The project would cost about $540-million to build – $184-million more than previously predicted.

"Since increasing our property position and completing additional drilling, we were able to reassess the deposit in its entirety, including considering many alternative development approaches for the project, such as processing rates ranging from 10 000 t/d up to 30 000 t/d,” commented Argonaut president and CEO Pete Dougherty.

He added that there were few gold projects of this scale and quality located in Canada and that the project's economics continued to benefit from a strong Canadian-dollar denominated gold price.

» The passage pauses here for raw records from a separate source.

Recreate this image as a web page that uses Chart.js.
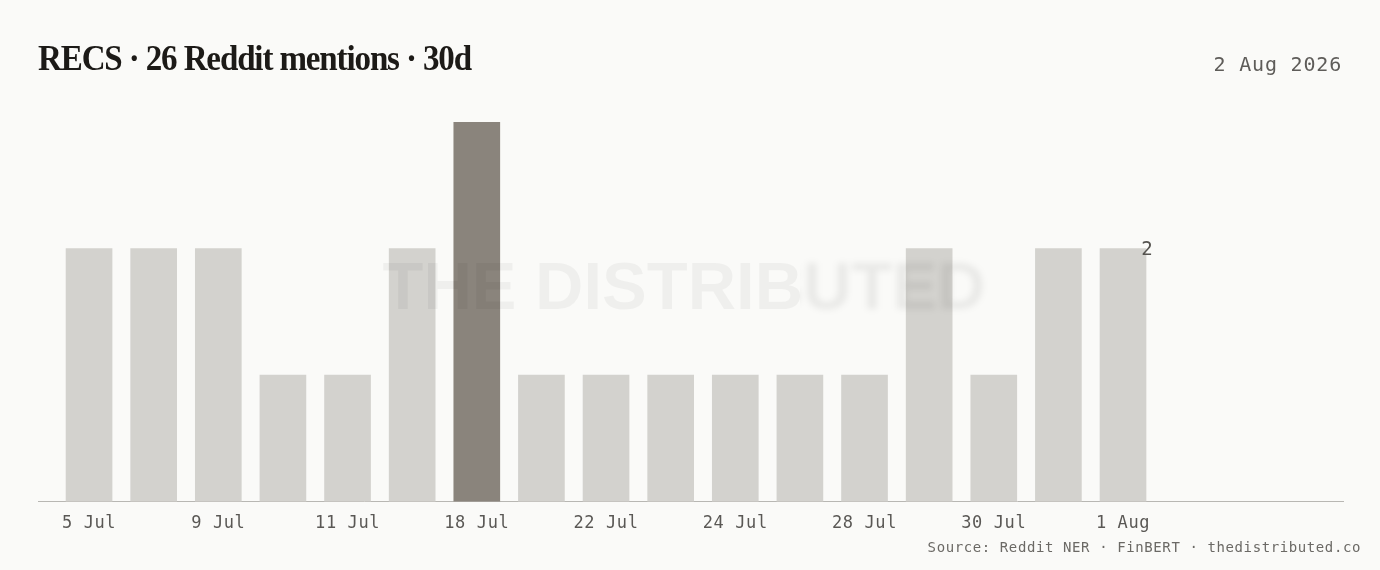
<!DOCTYPE html>
<html>
<head>
<meta charset="utf-8">
<script src="https://cdn.jsdelivr.net/npm/chart.js@4.4.1/dist/chart.umd.min.js"></script>
<style>
  html, body { margin: 0; padding: 0; background: #fafaf8; }
  #wrap { position: relative; width: 1380px; height: 570px; overflow: hidden; }
  #chart { position: absolute; left: 0; top: 0; }
  #title {
    position: absolute; left: 38px; top: 41px;
    font: bold 35px/35px "Liberation Serif", serif; color: #1c1a17;
    letter-spacing: -1.2px;
    white-space: nowrap; transform-origin: left top;
  }
  #date {
    position: absolute; right: 38px; top: 54px;
    font: 20px/20px "DejaVu Sans Mono", monospace; letter-spacing: 0.8px;
    color: #5e5c59; white-space: nowrap;
  }
  #source {
    position: absolute; right: 19px; top: 540px;
    font: 14px/14px "DejaVu Sans Mono", monospace; letter-spacing: 0.6px;
    color: #6b6965; white-space: nowrap;
  }
</style>
</head>
<body>
<div id="wrap">
  <canvas id="chart" width="1380" height="570"></canvas>
  <div id="title">RECS · 26 Reddit mentions · 30d</div>
  <div id="date">2 Aug 2026</div>
  <div id="source">Source: Reddit NER · FinBERT · thedistributed.co</div>
</div>
<script>
// days with at least one mention (every other label is shown on the axis)
const days = ['5 Jul', '7 Jul', '9 Jul', '10 Jul', '11 Jul', '14 Jul', '18 Jul', '20 Jul', '22 Jul',
              '23 Jul', '24 Jul', '26 Jul', '28 Jul', '29 Jul', '30 Jul', '31 Jul', '1 Aug'];
const mentions = [2, 2, 2, 1, 1, 2, 3, 1, 1, 1, 1, 1, 1, 2, 1, 2, 2];
const shownTicks = [0, 2, 4, 6, 8, 10, 12, 14, 16];

const BAR = '#d3d2ce';
const BAR_PEAK = '#8a847c';

// squeeze the serif title to the width of the original display face
const titleEl = document.getElementById('title');
titleEl.style.transform = 'scaleX(' + (433 / titleEl.getBoundingClientRect().width) + ')';

const peak = Math.max(...mentions);

const overlay = {
  id: 'overlay',
  beforeDraw(chart) {
    chart.ctx.letterSpacing = '0.6px';
  },
  afterDraw(chart) {
    const ctx = chart.ctx;
    // value of the latest day
    const meta = chart.getDatasetMeta(0);
    const last = meta.data[meta.data.length - 1];
    ctx.save();
    ctx.letterSpacing = '0px';
    ctx.font = '19px "DejaVu Sans Mono", monospace';
    ctx.fillStyle = '#55534f';
    ctx.textAlign = 'center';
    ctx.textBaseline = 'middle';
    ctx.fillText(String(mentions[mentions.length - 1]), last.x + last.width / 2 + 1, last.y + 2);
    ctx.restore();

    // watermark
    const wx = 684, wy = 309, cut = 800;
    ctx.save();
    ctx.letterSpacing = '0px';
    ctx.font = 'bold 67px "Liberation Sans", sans-serif';
    ctx.textAlign = 'center';
    ctx.textBaseline = 'alphabetic';
    ctx.beginPath();
    ctx.rect(0, 0, cut, chart.height);
    ctx.clip();
    ctx.fillStyle = 'rgba(0,0,0,0.045)';
    ctx.fillText('THE DISTRIBUTED', wx, wy);
    ctx.restore();

    ctx.save();
    ctx.letterSpacing = '0px';
    ctx.font = 'bold 67px "Liberation Sans", sans-serif';
    ctx.textAlign = 'center';
    ctx.textBaseline = 'alphabetic';
    ctx.beginPath();
    ctx.rect(cut, 0, chart.width - cut, chart.height);
    ctx.clip();
    ctx.filter = 'blur(3px)';
    ctx.fillStyle = 'rgba(0,0,0,0.065)';
    ctx.fillText('THE DISTRIBUTED', wx, wy);
    ctx.restore();
  }
};

new Chart(document.getElementById('chart'), {
  type: 'bar',
  data: {
    datasets: [{
      data: mentions.map((v, i) => ({ x: i, y: v })),
      backgroundColor: mentions.map(v => v === peak ? BAR_PEAK : BAR),
      borderWidth: 0,
      barThickness: 46
    }]
  },
  options: {
    responsive: false,
    animation: false,
    events: [],
    layout: { padding: { top: 122, left: 38, right: 37, bottom: 24 } },
    plugins: { legend: { display: false }, tooltip: { enabled: false } },
    scales: {
      x: {
        type: 'linear',
        offset: false,
        min: -0.79,
        max: 19.404,
        z: 1,
        grid: { display: false, drawTicks: false },
        border: { display: true, color: '#b8b7b3', width: 1 },
        afterBuildTicks: axis => { axis.ticks = shownTicks.map(v => ({ value: v })); },
        ticks: {
          autoSkip: false,
          maxRotation: 0,
          padding: 12,
          color: '#5a5855',
          font: { family: '"DejaVu Sans Mono", monospace', size: 17 },
          callback: v => days[v]
        }
      },
      y: { display: false, min: 0, max: 3 }
    }
  },
  plugins: [overlay]
});
</script>
</body>
</html>
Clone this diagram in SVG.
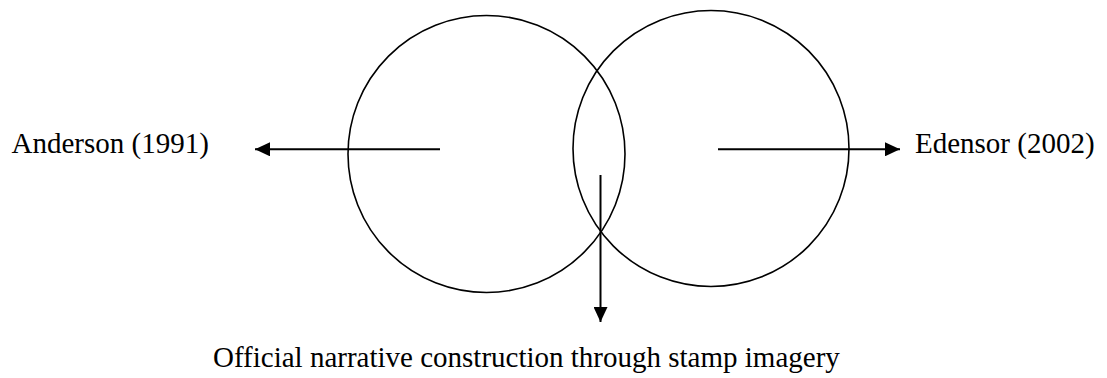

“On an ongoing basis, we will consider alternatives to finance and develop the project in order to efficiently realise the full potential of this asset," he said.

Magino was now expected to produce 370 000 oz/y over the first three years of its ten-year mine life, a 127% improvement over the 2014 PFS. The capital payback period also came down from 4.2 years to only 2.6 years.

The Magino project currently holds probable reserves of 105.4-million tonnes, grading 0.89 g/t (at a 0.34 g/t cutoff) for 3.02-million ounces of gold. The indicated resource comprises 143.8-million tonnes grading 0.88 g/t (at a 0.25 g/t cutoff) for 4.01-million ounces of gold, and the inferred resource stands at 43.3-million tonnes grading 0.76 g/t for 1.06-million ounces of gold.

Desjardins Capital Markets analyst Michael Parkin said in a note to clients that he believed the updated PFS improved the option value of the company in a rising gold price environment.

“We believe the company will refrain from a development decision in the current metals price environment despite the favourable Canadian dollar tailwind, due to the significant initial capital budget of $540-million. We believe the company will focus on the less capital-intensive San Agustin project [in Mexico], where we estimate initial capex of $60-million and an IRR of 27.8%,” he stated.